Site information
- Type: Air Base
- Owner: Ministry of Defence
- Operator: Ukrainian Air Force

Location
- Chortkiv Air Base Shown within Ternopil Oblast Chortkiv Air Base Chortkiv Air Base (Ukraine)
- Coordinates: 48°58′35″N 25°44′39″E﻿ / ﻿48.97639°N 25.74417°E

Site history
- In use: Unknown-2005

Airfield information
- Elevation: 10 metres (33 ft) AMSL
Runways
| Direction | Length and surface |
| 17/35 | Concrete |

= Chortkiv Air Base =

Former air base in Chortkiv, Ternopil Oblast, Ukraine

Chortkiv Air Base is a former Ukrainian Air Force installation located in Chortkiv, Chortkiv Raion, Ternopil Oblast, Ukraine.

In December 1954 the 236th Fighter-Bomber Aviation Regiment (APIB) arrived, and was present until August 1984. Formed part of 289th Fighter-Bomber Aviation Division (ADIB) of the 14th Air Army of the Carpathian Military District. The unit flew the Mikoyan-Gurevich MiG-15 (NATO: Fagot), Mikoyan-Gurevich MiG-17 (NATO: Fresco), Mikoyan-Gurevich MiG-21 (NATO: Fishbed), Mikoyan-Gurevich MiG-23BM (NATO: Flogger) & Mikoyan MiG-27K (NATO: Flogger-J2)

In October 1983 the 229th independent Aviation Squadron for Electronic Warfare (established as a reconnaissance squadron in 1958) was upgraded into the 118th independent Aviation Regiment for Electronic Warfare.

In 1989 the 452nd Independent Assault Aviation Regiment) (452 OShAP) arrived flying the Sukhoi Su-25. It became a brigade after Ukrainian independence.
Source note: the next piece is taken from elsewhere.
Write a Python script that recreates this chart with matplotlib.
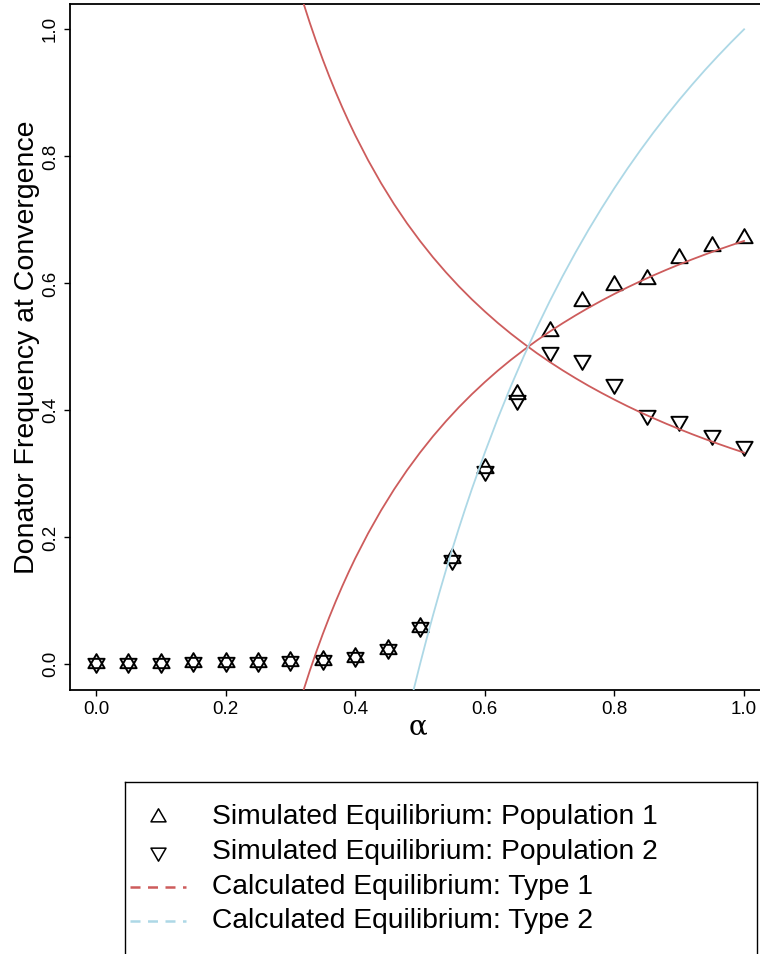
import matplotlib.pyplot as plt
from matplotlib.path import Path

plt.rcParams['font.family'] = ['Liberation Sans', 'DejaVu Sans']

# simulated donator frequencies at convergence, one run per alpha
alpha = [0.00, 0.05, 0.10, 0.15, 0.20, 0.25, 0.30, 0.35, 0.40, 0.45, 0.50,
         0.55, 0.60, 0.65, 0.70, 0.75, 0.80, 0.85, 0.90, 0.95, 1.00]
pop1 = [0.002, 0.002, 0.002, 0.003, 0.004, 0.004, 0.005, 0.006, 0.012, 0.024, 0.058,
        0.167, 0.309, 0.426, 0.525, 0.572, 0.597, 0.607, 0.640, 0.658, 0.671]
pop2 = [0.002, 0.002, 0.002, 0.003, 0.004, 0.004, 0.005, 0.006, 0.012, 0.024, 0.058,
        0.165, 0.304, 0.416, 0.492, 0.479, 0.441, 0.393, 0.383, 0.361, 0.344]

# calculated equilibria (type 1 has an upper and a lower branch)
type1_alpha = [0.30, 0.31, 0.32, 0.33, 0.34, 0.35, 0.36, 0.37, 0.38, 0.39, 0.40,
               0.42, 0.44, 0.46, 0.48, 0.50, 0.52, 0.54, 0.56, 0.58, 0.60,
               0.62, 0.64, 0.66, 0.68, 0.70, 0.72, 0.74, 0.76, 0.78, 0.80,
               0.82, 0.84, 0.86, 0.88, 0.90, 0.92, 0.94, 0.96, 0.98, 1.00]
type1_high = [1.1111, 1.0753, 1.0417, 1.0101, 0.9804, 0.9524, 0.9259, 0.9009, 0.8772, 0.8547, 0.8333,
              0.7937, 0.7576, 0.7246, 0.6944, 0.6667, 0.6410, 0.6173, 0.5952, 0.5747, 0.5556,
              0.5376, 0.5208, 0.5051, 0.4902, 0.4762, 0.4630, 0.4505, 0.4386, 0.4274, 0.4167,
              0.4065, 0.3968, 0.3876, 0.3788, 0.3704, 0.3623, 0.3546, 0.3472, 0.3401, 0.3333]
type1_low = [-0.1111, -0.0753, -0.0417, -0.0101, 0.0196, 0.0476, 0.0741, 0.0991, 0.1228, 0.1453, 0.1667,
             0.2063, 0.2424, 0.2754, 0.3056, 0.3333, 0.3590, 0.3827, 0.4048, 0.4253, 0.4444,
             0.4624, 0.4792, 0.4949, 0.5098, 0.5238, 0.5370, 0.5495, 0.5614, 0.5726, 0.5833,
             0.5935, 0.6032, 0.6124, 0.6212, 0.6296, 0.6377, 0.6454, 0.6528, 0.6599, 0.6667]
type2_alpha = [0.48, 0.49, 0.50, 0.51, 0.52, 0.53, 0.54, 0.55, 0.56, 0.57, 0.58,
               0.60, 0.62, 0.64, 0.66, 0.68, 0.70, 0.72, 0.74, 0.76, 0.78, 0.80,
               0.82, 0.84, 0.86, 0.88, 0.90, 0.92, 0.94, 0.96, 0.98, 1.00]
type2_freq = [-0.0833, -0.0408, 0.0, 0.0392, 0.0769, 0.1132, 0.1481, 0.1818, 0.2143, 0.2456, 0.2759,
              0.3333, 0.3871, 0.4375, 0.4848, 0.5294, 0.5714, 0.6111, 0.6486, 0.6842, 0.7179, 0.75,
              0.7805, 0.8095, 0.8372, 0.8636, 0.8889, 0.9130, 0.9362, 0.9583, 0.9796, 1.0]

labels = ["Simulated Equilibrium: Population 1",
          "Simulated Equilibrium: Population 2",
          "Calculated Equilibrium: Type 1",
          "Calculated Equilibrium: Type 2"]

RED = '#CD5C5C'
BLUE = '#ADD8E6'

# R-style triangles, centred on the centroid
tri_up = Path([(0, 1), (-0.866, -0.5), (0.866, -0.5), (0, 1)], closed=True)
tri_down = Path([(0, -1), (-0.866, 0.5), (0.866, 0.5), (0, -1)], closed=True)

W, H = 760, 954
fig = plt.figure(figsize=(W / 100, H / 100 + 0.001), dpi=100)
ax = fig.add_axes([70 / W, (H - 689.7) / H, 700 / W, 685.7 / H])

ax.plot(alpha, pop1, linestyle='none', marker=tri_up, ms=13.5, mfc='none',
        mec='black', mew=1.4, zorder=3)
ax.plot(alpha, pop2, linestyle='none', marker=tri_down, ms=13.5, mfc='none',
        mec='black', mew=1.4, zorder=3)
ax.plot(type1_alpha, type1_high, color=RED, lw=1.3, zorder=4)
ax.plot(type1_alpha, type1_low, color=RED, lw=1.3, zorder=4)
ax.plot(type2_alpha, type2_freq, color=BLUE, lw=1.3, zorder=4)

ax.set_xlim(-0.04, 1.04)
ax.set_ylim(-0.04, 1.04)
ax.set_xticks([0.0, 0.2, 0.4, 0.6, 0.8, 1.0])
ax.set_yticks([0.0, 0.2, 0.4, 0.6, 0.8, 1.0])
ax.set_xticklabels(['0.0', '0.2', '0.4', '0.6', '0.8', '1.0'])
ax.set_yticklabels(['0.0', '0.2', '0.4', '0.6', '0.8', '1.0'],
                   rotation=90, va='center')
ax.tick_params(length=4.5, width=1.0, labelsize=13.5, pad=3.5)
for sp in ax.spines.values():
    sp.set_linewidth(1.3)
ax.spines['right'].set_visible(False)

ax.set_ylabel("Donator Frequency at Convergence", fontsize=20.5, va='center')
ax.yaxis.set_label_coords((27 - 70) / 700, 0.5)
ax.set_xlabel(r"α", fontsize=20, family='DejaVu Serif', va='center')
ax.xaxis.set_label_coords((418 - 70) / 700, -37.3 / 685.7)

# legend box below the plot; its lower edge runs off the page
lax = fig.add_axes([125 / W, -0.05, 632 / W, (H - 782) / H + 0.05])
lax.set_xlim(0, 632)
lax.set_ylim(H - 782 + 0.05 * H, 0)
lax.set_xticks([])
lax.set_yticks([])
lax.patch.set_alpha(0)
for sp in lax.spines.values():
    sp.set_linewidth(1.0)
rows = [35, 70, 105, 139]
lax.plot([33], [rows[0]], linestyle='none', marker=tri_up, ms=12.5, mfc='none',
         mec='black', mew=1.1)
lax.plot([33], [rows[1]], linestyle='none', marker=tri_down, ms=12.5, mfc='none',
         mec='black', mew=1.1)
lax.plot([5, 61], [rows[2], rows[2]], color=RED, lw=1.8, dashes=(4, 3))
lax.plot([5, 61], [rows[3], rows[3]], color=BLUE, lw=1.8, dashes=(4, 3))
for y, lab in zip(rows, labels):
    lax.text(87, y, lab, fontsize=20.3, va='center', ha='left')

fig.savefig('out.png', dpi=100)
It was operational until 2004.

With the disbandment of the 118th OAP REB, the Su-24MP aircraft were transferred to Kolomyia to the 48th Separate Guards Reconnaissance Aviation Regiment), where they stayed for four years, and in 1998 they were sent to Mykolaiv to the 33rd TsBP (combat training center).